Examples · Energy

Energy investment thesis example

Cenovus (CVE) — Graham lens, Lynch counter-lens

Energy theses are different from quality-compounder theses: the moat is the asset base and the break-even, not the brand. Below is the seven-part framework from the thesis guide applied to Cenovus, an integrated oil-sands producer.

Graham lens — asset value and downside

Business

Cenovus produces, refines, and markets crude — primarily long-life oil-sands barrels in Alberta, paired with downstream refining capacity in the U.S. Midwest.

Moat

Reserve life north of 30 years on the upstream base and an integrated upstream-to-downstream chain that smooths the differential between WCS and WTI. The moat is the rock, not the brand.

Numbers that matter

WTI break-even per barrel (free-cash-flow neutral), net debt trajectory, production guidance, and the share-buyback pace at current strip pricing.

Management

Stated capital-return framework tied to net debt thresholds — a discipline most producers abandoned in prior cycles. Track the actual payout against the framework, not the language on the call.

Price

Trades at a discount to its proven reserves at strip pricing, with the downstream business effectively a free option for the cyclical refining spread.

What would prove me wrong

Sustained WTI below the break-even for three quarters; the buyback pace slows materially with no debt-paydown offset; a major operational incident at a refinery.

Holding period

Three to five years, sized to a full commodity cycle rather than a single print.

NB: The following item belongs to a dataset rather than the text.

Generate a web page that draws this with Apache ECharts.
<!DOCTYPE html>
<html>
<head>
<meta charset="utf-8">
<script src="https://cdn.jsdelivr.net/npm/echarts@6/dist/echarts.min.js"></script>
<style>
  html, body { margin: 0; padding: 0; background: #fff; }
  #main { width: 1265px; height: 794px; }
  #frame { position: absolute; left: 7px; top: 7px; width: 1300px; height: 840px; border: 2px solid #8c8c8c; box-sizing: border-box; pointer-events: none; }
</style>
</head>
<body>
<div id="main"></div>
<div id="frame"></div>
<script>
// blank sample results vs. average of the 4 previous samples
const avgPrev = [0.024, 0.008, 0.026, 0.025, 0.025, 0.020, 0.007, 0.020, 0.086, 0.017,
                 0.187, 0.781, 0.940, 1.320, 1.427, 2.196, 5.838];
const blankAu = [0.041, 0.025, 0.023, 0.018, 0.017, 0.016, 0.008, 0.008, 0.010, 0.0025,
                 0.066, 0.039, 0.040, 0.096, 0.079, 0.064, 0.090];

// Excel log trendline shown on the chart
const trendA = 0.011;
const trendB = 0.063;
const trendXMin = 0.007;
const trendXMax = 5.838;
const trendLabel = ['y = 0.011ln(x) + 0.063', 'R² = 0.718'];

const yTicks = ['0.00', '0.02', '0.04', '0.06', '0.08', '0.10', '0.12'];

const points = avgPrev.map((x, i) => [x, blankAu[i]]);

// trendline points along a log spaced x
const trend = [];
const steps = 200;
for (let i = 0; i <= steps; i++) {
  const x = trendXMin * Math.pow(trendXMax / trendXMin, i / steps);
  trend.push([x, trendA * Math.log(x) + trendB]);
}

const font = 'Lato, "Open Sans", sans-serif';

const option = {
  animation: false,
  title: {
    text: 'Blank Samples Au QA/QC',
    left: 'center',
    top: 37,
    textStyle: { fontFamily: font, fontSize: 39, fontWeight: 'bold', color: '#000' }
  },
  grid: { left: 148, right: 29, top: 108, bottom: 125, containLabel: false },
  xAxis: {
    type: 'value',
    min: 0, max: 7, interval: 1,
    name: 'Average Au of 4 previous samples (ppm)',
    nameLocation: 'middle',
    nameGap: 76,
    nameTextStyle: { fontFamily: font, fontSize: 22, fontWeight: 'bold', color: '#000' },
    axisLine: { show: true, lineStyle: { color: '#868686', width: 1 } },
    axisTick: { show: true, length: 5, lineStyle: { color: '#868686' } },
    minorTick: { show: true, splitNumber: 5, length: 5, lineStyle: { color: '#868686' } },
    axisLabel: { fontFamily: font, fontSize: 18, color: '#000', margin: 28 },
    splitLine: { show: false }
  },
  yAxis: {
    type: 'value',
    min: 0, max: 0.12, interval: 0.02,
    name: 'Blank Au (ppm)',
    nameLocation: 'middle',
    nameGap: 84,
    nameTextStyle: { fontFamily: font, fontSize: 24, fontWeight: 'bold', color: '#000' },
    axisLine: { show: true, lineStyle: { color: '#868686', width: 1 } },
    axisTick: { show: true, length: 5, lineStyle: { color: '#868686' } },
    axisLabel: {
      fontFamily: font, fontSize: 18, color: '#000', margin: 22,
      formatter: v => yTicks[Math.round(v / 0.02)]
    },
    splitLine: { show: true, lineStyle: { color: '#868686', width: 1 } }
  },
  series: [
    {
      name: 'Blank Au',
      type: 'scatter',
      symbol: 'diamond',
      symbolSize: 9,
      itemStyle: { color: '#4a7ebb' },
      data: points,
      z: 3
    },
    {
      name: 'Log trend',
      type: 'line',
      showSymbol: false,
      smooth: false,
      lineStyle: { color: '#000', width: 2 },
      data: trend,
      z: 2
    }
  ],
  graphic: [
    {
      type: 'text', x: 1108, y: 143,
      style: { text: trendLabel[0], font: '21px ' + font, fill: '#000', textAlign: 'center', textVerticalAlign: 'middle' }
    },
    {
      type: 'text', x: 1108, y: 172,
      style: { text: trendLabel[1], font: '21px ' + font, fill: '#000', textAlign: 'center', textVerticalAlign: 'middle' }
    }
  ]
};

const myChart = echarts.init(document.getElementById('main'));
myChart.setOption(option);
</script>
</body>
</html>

Lynch counter-lens — where it disagrees

Lynch is less interested in the reserves on paper and more interested in the operational turn. His lens flags that the downstream integration only matters if refining utilization actually steps up, and that the buyback pace tells you more about management conviction than any reserve report. Where Graham buys tangible value at a discount, Lynch buys an earnings inflection the market hasn't seen yet.

The disagreement clarifies the falsifier list. If you hold this through the Graham lens, the question each quarter is "did net debt hit the next threshold?" If you hold it through the Lynch lens, the question is "did refining margins step up the way the integration thesis required?" Different lenses, different early-warning signals.